From the material below, list every line containing "with".
━━━━━━
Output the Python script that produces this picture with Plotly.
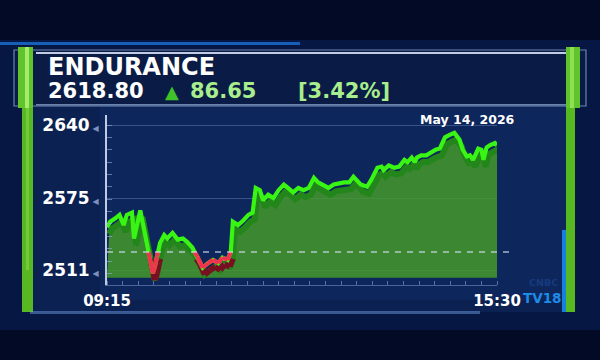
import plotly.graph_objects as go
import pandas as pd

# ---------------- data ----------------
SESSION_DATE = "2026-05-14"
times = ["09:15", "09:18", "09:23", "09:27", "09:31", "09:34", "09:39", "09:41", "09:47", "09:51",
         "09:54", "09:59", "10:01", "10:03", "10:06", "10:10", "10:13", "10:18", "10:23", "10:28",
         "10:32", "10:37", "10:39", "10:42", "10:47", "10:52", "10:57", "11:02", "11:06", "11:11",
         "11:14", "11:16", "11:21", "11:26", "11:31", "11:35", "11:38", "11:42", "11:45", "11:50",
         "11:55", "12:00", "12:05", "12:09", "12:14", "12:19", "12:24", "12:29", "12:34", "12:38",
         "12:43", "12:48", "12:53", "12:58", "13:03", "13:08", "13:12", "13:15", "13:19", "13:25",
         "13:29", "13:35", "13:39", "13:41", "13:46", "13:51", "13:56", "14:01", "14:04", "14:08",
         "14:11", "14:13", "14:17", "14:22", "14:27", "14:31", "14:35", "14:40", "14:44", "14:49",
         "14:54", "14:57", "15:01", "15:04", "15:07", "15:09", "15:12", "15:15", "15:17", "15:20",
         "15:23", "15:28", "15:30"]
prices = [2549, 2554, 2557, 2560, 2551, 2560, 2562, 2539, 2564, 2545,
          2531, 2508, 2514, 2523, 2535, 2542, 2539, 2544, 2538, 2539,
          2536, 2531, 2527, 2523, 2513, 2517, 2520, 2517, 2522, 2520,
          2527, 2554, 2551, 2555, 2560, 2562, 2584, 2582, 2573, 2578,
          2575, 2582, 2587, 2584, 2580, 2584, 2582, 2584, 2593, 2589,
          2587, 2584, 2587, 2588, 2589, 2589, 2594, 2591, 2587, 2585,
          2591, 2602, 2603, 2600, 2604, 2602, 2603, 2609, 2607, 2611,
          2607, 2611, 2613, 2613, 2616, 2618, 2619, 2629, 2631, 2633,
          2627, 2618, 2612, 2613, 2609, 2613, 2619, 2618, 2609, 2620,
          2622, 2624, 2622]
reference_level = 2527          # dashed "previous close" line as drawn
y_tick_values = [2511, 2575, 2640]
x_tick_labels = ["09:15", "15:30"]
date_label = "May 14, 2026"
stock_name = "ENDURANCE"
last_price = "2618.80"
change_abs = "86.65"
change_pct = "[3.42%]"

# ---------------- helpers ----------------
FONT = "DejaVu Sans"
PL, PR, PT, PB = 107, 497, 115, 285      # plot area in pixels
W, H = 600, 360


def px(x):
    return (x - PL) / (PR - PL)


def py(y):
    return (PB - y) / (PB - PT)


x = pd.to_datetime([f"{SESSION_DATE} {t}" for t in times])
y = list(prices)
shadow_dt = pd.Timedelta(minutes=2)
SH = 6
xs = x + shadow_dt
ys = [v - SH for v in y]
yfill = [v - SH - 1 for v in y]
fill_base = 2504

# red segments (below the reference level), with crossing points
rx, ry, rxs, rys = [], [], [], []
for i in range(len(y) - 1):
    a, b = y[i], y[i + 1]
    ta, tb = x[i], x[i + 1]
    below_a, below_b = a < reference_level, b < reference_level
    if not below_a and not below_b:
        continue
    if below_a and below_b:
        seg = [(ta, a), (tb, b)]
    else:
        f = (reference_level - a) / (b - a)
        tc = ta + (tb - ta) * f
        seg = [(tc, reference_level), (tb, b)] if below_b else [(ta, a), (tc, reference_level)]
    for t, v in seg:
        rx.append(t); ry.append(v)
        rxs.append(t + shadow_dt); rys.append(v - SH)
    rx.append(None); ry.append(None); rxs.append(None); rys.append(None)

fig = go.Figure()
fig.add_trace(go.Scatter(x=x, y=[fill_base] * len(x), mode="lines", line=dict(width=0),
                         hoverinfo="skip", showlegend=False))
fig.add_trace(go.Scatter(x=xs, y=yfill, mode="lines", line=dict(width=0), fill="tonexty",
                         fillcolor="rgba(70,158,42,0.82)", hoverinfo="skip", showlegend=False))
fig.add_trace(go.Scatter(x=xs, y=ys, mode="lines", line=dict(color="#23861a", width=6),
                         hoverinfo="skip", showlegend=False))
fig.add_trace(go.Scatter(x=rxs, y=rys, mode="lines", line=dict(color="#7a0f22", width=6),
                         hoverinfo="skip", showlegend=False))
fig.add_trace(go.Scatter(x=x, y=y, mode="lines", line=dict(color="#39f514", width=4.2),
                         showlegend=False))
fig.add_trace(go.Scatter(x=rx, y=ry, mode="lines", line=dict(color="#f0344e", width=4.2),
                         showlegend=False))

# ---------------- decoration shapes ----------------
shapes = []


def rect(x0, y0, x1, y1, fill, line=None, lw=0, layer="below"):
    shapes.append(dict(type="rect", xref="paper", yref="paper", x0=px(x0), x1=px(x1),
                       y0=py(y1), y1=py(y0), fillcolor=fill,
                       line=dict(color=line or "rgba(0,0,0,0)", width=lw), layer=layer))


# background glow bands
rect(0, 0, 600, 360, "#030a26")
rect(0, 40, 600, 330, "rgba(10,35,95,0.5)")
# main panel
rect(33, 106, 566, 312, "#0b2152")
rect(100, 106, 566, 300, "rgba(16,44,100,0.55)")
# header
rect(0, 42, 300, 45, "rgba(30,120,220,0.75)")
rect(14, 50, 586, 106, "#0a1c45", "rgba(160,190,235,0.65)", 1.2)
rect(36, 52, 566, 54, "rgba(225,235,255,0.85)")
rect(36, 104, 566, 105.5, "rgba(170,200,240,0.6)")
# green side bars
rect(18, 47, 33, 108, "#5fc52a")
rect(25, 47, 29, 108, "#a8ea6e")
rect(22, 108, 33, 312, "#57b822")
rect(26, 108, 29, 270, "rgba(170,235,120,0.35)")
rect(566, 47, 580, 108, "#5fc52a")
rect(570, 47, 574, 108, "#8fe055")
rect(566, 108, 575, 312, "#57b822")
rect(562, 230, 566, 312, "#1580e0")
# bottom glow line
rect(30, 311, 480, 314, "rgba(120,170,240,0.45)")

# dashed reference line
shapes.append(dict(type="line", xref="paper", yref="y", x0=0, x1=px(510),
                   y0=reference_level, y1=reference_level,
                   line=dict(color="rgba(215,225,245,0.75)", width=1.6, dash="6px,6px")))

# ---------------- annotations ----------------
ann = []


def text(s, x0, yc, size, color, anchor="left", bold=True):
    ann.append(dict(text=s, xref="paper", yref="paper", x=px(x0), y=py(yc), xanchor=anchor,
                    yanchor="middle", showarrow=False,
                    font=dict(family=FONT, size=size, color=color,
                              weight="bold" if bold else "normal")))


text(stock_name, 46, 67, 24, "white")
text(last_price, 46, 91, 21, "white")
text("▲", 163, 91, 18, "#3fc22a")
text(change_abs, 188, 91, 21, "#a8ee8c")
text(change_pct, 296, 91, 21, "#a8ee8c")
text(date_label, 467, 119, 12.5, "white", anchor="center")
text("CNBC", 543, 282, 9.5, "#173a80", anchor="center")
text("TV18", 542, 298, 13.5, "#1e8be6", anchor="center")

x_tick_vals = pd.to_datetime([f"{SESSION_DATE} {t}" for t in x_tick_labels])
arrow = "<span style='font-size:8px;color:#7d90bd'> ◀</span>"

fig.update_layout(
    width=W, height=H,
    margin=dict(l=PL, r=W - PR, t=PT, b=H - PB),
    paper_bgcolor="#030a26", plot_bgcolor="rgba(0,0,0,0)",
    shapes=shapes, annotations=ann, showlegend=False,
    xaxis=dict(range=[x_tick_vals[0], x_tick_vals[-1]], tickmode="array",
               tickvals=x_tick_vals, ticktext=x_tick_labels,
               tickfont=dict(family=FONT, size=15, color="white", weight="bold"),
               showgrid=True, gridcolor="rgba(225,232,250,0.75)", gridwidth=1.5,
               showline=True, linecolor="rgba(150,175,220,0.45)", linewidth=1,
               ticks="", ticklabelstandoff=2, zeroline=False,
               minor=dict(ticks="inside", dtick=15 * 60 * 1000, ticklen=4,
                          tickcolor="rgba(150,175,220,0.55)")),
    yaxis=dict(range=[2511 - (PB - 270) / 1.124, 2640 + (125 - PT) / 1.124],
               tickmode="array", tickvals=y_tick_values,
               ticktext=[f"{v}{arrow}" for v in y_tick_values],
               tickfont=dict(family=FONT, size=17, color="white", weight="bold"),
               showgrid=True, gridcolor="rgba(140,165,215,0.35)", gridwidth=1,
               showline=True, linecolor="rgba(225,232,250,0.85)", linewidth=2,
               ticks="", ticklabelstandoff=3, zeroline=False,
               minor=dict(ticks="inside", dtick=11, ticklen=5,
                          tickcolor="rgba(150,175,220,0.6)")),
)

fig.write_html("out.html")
━━━━━━
[COMPLETE RESPONSE]:
Output the Python script that produces this picture with Plotly.
# red segments (below the reference level), with crossing points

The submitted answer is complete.